▶ _DESCRIPTION OF THE TASK_: Only the lines from the one with "Output the LaTeX" through the one with "(0,0) rectangle (971,970);", inclusive, should be echoed exactly; pictures are left out.

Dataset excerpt
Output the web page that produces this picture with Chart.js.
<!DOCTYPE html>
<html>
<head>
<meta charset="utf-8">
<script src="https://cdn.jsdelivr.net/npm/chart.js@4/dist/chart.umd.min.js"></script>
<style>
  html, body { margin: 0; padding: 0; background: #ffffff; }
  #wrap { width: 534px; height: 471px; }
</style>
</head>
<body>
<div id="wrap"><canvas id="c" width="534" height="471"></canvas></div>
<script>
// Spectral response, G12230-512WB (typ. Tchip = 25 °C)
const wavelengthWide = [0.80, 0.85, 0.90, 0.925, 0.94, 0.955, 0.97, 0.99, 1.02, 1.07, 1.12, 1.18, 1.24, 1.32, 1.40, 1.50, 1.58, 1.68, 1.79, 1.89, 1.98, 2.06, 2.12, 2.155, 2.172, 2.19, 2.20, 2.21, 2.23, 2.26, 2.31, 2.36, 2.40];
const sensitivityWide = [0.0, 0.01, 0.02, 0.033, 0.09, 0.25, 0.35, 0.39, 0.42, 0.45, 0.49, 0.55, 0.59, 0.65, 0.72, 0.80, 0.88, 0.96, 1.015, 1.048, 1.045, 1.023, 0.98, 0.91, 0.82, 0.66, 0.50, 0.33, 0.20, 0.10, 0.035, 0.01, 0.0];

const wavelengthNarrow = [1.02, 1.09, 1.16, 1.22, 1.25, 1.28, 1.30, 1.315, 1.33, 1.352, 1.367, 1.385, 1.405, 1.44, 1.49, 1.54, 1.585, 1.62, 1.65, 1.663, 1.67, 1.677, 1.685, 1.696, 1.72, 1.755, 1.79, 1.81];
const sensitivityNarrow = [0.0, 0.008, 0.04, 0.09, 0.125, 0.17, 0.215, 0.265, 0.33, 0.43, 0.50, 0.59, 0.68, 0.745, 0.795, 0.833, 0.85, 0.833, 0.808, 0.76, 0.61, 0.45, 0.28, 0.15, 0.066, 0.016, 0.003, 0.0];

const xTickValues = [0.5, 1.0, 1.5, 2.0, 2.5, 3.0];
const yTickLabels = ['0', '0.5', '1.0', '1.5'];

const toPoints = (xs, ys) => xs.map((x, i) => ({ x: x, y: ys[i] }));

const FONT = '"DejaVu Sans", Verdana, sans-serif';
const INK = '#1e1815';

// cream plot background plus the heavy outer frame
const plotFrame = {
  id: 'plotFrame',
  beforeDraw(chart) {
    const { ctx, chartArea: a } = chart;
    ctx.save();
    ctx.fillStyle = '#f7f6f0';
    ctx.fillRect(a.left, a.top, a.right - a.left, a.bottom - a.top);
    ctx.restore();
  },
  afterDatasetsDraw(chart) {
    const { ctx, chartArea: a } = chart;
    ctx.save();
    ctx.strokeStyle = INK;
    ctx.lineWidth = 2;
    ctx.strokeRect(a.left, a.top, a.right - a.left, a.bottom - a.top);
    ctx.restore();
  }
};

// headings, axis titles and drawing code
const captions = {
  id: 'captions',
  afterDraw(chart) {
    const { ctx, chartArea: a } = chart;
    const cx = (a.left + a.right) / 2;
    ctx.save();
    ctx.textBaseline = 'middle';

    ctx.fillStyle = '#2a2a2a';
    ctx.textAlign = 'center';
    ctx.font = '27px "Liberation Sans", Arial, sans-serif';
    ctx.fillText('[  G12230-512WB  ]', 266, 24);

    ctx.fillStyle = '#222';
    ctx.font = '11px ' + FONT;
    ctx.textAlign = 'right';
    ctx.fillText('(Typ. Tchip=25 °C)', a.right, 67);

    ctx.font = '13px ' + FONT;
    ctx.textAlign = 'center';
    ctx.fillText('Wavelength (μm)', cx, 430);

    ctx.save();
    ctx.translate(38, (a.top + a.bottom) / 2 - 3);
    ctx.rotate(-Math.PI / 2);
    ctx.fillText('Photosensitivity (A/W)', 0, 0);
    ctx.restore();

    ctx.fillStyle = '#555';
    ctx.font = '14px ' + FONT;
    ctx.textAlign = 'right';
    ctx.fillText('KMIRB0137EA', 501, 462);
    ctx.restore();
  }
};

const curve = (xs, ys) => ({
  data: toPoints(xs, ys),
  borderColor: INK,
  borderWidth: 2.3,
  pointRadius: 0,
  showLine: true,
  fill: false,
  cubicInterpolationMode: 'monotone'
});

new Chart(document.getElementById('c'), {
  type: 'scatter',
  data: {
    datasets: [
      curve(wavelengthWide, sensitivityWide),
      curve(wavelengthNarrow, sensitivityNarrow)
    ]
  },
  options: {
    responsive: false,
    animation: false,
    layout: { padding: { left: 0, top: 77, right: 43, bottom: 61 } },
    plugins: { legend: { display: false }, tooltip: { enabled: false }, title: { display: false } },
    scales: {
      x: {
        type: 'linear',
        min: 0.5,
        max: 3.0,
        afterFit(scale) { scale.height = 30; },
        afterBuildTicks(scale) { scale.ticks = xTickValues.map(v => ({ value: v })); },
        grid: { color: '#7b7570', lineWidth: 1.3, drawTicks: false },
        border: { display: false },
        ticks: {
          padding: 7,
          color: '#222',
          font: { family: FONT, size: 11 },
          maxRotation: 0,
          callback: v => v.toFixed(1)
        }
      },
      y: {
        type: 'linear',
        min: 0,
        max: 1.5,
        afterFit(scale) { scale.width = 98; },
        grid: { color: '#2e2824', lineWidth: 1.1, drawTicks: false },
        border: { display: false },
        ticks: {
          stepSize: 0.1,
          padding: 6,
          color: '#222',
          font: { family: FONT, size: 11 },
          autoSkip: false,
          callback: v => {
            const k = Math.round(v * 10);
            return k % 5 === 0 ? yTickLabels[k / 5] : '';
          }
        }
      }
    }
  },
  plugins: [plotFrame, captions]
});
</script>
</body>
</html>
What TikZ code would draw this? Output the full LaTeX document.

==

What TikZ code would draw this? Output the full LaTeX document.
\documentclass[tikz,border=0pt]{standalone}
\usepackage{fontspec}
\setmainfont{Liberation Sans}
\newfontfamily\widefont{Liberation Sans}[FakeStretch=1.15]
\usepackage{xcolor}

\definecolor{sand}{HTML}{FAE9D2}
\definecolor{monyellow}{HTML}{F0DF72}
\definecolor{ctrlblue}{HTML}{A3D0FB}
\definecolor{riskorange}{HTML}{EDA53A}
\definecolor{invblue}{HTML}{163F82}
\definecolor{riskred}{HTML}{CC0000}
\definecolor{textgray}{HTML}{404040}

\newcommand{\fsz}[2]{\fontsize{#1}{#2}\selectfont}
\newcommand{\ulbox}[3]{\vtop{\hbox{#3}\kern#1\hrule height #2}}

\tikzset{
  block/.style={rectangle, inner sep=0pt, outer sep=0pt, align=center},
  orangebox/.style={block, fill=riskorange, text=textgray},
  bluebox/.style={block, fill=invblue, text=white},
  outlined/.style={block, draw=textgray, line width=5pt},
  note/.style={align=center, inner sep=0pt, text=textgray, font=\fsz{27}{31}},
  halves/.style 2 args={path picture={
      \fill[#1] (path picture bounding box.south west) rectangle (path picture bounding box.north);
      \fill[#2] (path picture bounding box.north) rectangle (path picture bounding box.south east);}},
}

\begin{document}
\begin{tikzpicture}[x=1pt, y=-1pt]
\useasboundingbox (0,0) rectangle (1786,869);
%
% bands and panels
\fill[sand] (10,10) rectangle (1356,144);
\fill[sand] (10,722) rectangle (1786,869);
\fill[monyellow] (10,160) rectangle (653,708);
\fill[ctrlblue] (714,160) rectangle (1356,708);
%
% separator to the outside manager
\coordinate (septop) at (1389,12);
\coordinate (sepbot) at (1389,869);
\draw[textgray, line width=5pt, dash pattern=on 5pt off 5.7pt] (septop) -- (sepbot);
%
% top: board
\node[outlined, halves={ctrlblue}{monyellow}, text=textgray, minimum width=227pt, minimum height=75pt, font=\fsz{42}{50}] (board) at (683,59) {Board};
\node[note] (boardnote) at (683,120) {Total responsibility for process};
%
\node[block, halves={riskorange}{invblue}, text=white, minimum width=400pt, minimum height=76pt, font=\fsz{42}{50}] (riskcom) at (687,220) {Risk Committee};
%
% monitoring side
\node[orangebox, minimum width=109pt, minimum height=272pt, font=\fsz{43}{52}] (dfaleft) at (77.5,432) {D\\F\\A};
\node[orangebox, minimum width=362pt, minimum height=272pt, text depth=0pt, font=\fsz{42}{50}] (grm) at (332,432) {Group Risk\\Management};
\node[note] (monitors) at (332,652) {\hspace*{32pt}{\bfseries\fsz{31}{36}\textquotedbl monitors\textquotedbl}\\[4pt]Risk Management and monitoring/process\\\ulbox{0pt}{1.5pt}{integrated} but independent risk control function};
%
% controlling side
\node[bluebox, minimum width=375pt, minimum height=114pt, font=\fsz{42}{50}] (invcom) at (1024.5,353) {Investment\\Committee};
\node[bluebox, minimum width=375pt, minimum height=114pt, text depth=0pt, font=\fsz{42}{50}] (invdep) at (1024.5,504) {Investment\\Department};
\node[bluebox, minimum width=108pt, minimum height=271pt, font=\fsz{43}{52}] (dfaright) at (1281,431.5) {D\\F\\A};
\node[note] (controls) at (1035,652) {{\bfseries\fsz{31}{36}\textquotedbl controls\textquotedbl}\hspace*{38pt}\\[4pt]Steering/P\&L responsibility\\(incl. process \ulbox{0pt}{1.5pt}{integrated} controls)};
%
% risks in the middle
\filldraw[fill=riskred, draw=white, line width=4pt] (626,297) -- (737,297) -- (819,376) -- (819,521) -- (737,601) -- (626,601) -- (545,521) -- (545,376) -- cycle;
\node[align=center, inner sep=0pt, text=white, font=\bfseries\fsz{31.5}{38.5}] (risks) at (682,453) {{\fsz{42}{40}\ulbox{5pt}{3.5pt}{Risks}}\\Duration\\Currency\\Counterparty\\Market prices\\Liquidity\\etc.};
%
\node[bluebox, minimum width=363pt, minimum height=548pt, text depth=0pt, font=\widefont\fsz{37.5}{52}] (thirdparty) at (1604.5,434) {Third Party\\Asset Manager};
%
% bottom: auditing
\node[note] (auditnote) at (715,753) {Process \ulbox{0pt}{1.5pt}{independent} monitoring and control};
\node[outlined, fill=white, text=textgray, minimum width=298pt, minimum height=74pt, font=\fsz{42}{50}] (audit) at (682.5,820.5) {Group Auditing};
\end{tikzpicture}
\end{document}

==

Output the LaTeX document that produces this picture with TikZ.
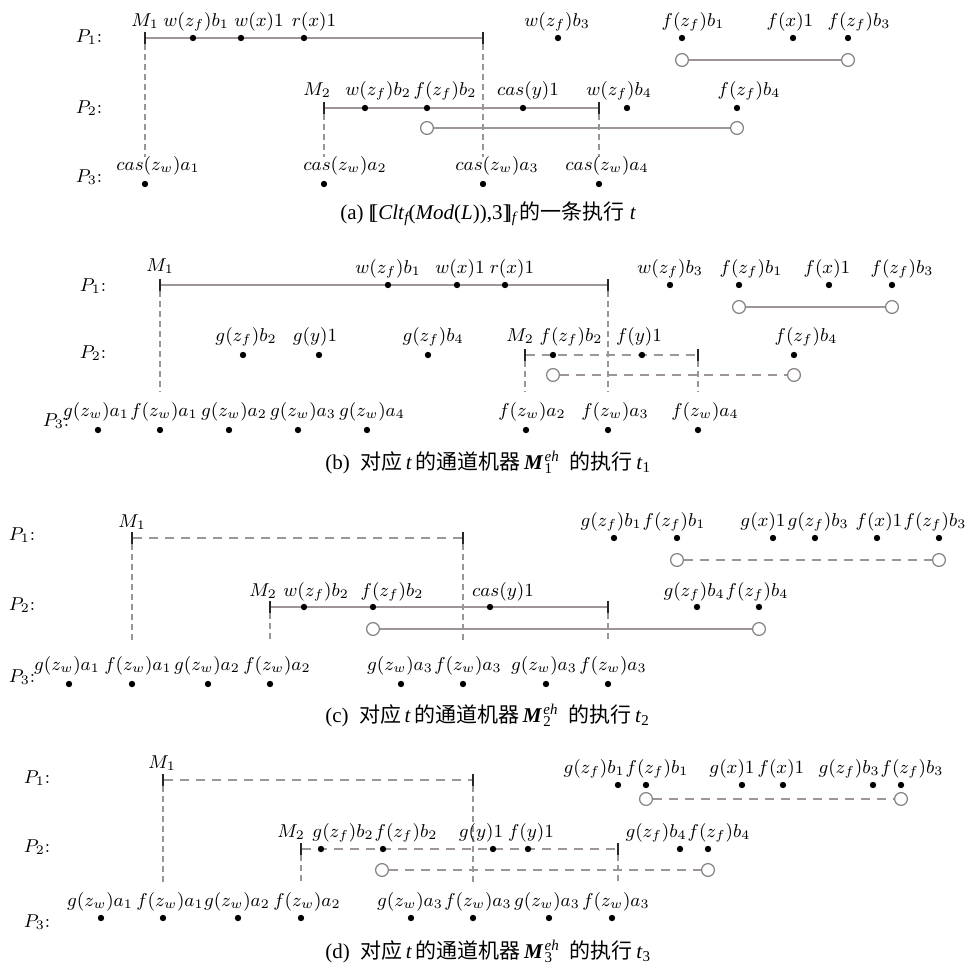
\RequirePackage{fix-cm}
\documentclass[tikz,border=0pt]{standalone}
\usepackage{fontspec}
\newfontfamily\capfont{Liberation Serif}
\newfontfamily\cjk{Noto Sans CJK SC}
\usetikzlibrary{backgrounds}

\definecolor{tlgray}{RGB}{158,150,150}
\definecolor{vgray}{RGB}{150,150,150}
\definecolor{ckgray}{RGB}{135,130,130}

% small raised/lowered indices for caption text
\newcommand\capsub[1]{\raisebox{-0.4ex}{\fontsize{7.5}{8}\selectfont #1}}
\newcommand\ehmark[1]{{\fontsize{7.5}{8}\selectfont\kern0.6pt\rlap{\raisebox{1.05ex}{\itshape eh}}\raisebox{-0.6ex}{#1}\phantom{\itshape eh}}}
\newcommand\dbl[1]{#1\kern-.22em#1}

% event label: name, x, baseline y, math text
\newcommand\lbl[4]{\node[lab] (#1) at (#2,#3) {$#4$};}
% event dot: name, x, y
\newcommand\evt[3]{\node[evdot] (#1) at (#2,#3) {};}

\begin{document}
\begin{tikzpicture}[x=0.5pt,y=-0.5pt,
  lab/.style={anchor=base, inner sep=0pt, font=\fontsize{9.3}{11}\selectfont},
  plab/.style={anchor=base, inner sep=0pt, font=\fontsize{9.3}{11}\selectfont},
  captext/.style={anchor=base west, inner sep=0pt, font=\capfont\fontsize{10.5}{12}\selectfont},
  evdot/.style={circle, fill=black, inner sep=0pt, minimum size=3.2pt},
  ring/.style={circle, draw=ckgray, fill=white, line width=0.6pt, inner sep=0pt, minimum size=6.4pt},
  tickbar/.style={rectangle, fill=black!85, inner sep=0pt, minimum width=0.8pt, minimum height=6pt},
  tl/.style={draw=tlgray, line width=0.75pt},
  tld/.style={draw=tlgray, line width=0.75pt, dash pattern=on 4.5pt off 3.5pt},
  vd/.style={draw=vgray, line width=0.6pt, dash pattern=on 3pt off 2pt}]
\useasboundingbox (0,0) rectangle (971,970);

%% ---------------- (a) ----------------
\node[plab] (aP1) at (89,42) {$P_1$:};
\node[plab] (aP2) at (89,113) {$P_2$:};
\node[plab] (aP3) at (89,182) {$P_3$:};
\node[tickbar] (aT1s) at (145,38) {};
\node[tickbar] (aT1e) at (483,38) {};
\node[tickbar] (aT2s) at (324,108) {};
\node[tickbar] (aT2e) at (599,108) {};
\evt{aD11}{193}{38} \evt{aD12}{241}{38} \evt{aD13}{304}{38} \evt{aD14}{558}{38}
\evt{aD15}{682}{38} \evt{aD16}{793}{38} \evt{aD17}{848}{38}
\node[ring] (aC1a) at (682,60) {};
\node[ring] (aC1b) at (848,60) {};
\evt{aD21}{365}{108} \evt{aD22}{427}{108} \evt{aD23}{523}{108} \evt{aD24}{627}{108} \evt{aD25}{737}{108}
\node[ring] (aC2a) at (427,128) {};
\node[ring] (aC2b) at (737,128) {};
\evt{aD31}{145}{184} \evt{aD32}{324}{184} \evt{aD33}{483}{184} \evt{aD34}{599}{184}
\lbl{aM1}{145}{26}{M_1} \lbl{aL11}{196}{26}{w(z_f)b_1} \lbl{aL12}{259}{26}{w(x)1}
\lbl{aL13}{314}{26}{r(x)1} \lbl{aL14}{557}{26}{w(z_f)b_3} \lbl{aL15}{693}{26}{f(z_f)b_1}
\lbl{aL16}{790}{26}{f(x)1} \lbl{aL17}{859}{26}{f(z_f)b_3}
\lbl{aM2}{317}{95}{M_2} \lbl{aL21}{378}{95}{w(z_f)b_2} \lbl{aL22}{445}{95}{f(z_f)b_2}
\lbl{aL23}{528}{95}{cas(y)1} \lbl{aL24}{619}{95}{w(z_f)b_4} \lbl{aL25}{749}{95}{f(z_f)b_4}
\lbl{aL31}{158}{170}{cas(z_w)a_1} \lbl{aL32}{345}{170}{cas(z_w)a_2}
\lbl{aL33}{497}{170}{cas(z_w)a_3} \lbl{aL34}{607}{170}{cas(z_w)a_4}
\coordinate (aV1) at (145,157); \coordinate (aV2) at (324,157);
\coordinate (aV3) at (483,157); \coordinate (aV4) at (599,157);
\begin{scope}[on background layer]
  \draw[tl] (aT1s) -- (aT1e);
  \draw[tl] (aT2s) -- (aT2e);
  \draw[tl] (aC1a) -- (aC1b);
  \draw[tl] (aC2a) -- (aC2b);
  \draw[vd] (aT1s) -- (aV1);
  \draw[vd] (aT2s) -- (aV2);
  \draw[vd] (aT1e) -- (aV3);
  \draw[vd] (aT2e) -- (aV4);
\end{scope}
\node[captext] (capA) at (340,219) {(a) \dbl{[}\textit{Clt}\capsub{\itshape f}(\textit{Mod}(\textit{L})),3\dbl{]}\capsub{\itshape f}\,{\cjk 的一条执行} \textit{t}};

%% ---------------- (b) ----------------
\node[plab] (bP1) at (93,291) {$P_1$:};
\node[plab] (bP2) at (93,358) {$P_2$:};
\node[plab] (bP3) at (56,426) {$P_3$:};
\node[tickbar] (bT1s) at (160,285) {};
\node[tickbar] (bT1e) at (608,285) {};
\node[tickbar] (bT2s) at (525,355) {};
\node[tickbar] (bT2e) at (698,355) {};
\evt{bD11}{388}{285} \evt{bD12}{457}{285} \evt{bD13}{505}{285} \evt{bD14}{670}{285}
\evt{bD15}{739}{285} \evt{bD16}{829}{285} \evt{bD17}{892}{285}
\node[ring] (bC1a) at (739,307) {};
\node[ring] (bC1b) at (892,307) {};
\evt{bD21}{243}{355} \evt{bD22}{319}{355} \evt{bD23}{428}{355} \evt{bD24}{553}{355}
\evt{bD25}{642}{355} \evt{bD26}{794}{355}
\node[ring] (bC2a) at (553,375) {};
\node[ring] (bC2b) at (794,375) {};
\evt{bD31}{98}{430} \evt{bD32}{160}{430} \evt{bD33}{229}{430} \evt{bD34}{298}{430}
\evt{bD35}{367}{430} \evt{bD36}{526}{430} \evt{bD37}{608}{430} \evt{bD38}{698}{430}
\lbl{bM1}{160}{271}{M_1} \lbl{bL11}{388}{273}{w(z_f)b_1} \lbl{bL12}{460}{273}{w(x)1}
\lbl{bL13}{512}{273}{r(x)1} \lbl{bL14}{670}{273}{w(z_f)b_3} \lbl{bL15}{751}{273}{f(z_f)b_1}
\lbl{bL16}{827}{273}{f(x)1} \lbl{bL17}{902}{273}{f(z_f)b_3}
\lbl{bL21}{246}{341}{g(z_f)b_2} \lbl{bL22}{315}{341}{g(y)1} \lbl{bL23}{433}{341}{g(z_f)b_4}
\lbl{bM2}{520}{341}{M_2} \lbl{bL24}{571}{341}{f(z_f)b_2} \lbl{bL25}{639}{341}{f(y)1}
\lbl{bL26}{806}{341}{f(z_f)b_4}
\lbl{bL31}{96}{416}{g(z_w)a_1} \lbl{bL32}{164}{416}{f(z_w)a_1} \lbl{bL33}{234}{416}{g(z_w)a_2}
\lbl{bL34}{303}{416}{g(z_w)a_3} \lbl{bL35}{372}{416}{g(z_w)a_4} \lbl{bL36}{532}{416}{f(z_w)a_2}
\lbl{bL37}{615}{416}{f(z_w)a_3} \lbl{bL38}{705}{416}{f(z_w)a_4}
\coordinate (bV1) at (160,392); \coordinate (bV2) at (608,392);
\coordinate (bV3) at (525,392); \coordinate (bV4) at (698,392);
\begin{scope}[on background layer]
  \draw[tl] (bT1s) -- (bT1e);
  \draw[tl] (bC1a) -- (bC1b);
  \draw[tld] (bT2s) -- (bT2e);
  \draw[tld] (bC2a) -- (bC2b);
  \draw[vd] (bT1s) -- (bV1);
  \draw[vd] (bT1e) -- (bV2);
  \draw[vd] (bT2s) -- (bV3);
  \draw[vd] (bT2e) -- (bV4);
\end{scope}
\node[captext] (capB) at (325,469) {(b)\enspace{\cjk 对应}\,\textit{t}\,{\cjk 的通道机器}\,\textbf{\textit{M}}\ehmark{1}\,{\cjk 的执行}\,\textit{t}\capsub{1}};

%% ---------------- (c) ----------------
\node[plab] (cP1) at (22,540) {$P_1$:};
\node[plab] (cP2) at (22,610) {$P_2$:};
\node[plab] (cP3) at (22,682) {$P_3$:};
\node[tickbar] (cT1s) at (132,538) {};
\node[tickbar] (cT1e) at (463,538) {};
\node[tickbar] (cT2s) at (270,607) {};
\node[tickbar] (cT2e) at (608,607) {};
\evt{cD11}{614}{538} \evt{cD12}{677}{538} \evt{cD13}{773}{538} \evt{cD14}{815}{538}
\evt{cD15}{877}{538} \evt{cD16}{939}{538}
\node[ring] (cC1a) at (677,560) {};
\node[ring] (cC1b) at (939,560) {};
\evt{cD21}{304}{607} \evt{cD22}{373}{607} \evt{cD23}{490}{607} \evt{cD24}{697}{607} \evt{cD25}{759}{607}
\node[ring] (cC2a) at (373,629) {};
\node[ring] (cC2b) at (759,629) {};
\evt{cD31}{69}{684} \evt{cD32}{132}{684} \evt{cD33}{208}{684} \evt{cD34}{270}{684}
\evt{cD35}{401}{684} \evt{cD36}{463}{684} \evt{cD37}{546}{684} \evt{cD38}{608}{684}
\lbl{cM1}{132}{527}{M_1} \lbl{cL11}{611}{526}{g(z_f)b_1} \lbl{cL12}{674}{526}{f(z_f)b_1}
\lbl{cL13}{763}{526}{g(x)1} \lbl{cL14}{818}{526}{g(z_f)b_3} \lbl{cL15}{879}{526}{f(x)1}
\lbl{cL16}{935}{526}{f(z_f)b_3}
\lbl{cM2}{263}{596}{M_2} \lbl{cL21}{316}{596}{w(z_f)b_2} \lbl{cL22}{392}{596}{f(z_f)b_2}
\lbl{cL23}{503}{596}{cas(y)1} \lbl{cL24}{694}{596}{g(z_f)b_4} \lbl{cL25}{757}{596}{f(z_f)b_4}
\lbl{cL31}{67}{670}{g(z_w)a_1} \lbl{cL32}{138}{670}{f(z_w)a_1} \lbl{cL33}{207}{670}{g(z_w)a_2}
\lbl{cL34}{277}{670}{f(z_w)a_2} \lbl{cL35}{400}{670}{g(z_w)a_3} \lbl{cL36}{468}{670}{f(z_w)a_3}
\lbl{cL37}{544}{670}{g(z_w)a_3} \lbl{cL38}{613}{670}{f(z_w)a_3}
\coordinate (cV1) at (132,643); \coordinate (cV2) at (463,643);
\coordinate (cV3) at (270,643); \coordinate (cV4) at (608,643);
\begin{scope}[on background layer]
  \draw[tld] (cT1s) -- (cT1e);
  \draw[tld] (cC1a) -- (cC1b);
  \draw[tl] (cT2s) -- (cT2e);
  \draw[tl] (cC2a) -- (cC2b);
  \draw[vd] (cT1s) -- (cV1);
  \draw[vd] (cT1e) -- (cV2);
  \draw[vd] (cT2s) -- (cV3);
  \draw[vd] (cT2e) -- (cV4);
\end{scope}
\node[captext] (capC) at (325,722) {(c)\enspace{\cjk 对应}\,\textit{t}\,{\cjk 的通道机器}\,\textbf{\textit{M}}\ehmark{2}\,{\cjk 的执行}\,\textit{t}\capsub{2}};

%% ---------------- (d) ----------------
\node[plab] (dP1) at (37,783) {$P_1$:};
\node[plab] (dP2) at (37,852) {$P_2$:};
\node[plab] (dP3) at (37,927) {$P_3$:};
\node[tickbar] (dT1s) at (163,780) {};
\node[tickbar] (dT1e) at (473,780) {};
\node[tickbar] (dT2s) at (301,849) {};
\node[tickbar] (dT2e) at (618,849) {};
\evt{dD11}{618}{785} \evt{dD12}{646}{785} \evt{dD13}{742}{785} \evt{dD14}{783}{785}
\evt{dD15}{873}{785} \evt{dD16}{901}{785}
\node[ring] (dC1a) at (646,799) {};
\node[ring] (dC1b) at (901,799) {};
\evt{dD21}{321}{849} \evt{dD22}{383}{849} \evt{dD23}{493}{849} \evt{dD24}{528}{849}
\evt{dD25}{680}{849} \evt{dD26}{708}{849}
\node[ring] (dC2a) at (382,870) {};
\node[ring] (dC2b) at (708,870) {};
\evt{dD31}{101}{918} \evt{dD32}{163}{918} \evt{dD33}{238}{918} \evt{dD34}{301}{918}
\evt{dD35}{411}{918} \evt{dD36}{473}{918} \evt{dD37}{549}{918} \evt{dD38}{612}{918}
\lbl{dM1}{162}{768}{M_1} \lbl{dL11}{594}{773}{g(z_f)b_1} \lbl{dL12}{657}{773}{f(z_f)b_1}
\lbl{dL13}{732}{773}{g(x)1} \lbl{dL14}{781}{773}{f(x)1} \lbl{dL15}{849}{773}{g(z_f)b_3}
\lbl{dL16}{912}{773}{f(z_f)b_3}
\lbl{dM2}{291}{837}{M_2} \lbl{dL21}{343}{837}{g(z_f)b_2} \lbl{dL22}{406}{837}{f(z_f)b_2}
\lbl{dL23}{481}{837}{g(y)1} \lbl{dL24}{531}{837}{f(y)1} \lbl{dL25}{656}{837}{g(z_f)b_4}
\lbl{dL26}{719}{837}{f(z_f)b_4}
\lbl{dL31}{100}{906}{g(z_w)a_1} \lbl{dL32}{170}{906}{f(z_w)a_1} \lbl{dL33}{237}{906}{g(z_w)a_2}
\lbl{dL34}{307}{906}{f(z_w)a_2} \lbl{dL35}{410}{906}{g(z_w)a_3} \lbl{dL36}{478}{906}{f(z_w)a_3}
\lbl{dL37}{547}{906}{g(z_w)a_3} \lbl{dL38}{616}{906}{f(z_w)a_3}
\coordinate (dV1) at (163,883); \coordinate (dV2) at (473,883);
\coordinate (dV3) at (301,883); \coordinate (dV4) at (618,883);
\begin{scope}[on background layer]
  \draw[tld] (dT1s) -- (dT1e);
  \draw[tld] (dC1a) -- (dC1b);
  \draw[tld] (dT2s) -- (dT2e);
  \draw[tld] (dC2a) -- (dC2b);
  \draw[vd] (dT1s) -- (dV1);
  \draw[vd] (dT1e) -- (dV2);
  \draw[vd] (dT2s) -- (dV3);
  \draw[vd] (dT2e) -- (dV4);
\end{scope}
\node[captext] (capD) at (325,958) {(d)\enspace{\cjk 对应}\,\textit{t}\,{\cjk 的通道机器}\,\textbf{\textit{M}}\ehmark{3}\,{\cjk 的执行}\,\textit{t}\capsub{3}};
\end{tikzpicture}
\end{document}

▶ _REPLY TO THE EXERCISE_:
Output the LaTeX document that produces this picture with TikZ.
\RequirePackage{fix-cm}
\documentclass[tikz,border=0pt]{standalone}
\usepackage{fontspec}
\newfontfamily\capfont{Liberation Serif}
\newfontfamily\cjk{Noto Sans CJK SC}
\usetikzlibrary{backgrounds}

\definecolor{tlgray}{RGB}{158,150,150}
\definecolor{vgray}{RGB}{150,150,150}
\definecolor{ckgray}{RGB}{135,130,130}

% small raised/lowered indices for caption text
\newcommand\capsub[1]{\raisebox{-0.4ex}{\fontsize{7.5}{8}\selectfont #1}}
\newcommand\ehmark[1]{{\fontsize{7.5}{8}\selectfont\kern0.6pt\rlap{\raisebox{1.05ex}{\itshape eh}}\raisebox{-0.6ex}{#1}\phantom{\itshape eh}}}
\newcommand\dbl[1]{#1\kern-.22em#1}

% event label: name, x, baseline y, math text
\newcommand\lbl[4]{\node[lab] (#1) at (#2,#3) {$#4$};}
% event dot: name, x, y
\newcommand\evt[3]{\node[evdot] (#1) at (#2,#3) {};}

\begin{document}
\begin{tikzpicture}[x=0.5pt,y=-0.5pt,
  lab/.style={anchor=base, inner sep=0pt, font=\fontsize{9.3}{11}\selectfont},
  plab/.style={anchor=base, inner sep=0pt, font=\fontsize{9.3}{11}\selectfont},
  captext/.style={anchor=base west, inner sep=0pt, font=\capfont\fontsize{10.5}{12}\selectfont},
  evdot/.style={circle, fill=black, inner sep=0pt, minimum size=3.2pt},
  ring/.style={circle, draw=ckgray, fill=white, line width=0.6pt, inner sep=0pt, minimum size=6.4pt},
  tickbar/.style={rectangle, fill=black!85, inner sep=0pt, minimum width=0.8pt, minimum height=6pt},
  tl/.style={draw=tlgray, line width=0.75pt},
  tld/.style={draw=tlgray, line width=0.75pt, dash pattern=on 4.5pt off 3.5pt},
  vd/.style={draw=vgray, line width=0.6pt, dash pattern=on 3pt off 2pt}]
\useasboundingbox (0,0) rectangle (971,970);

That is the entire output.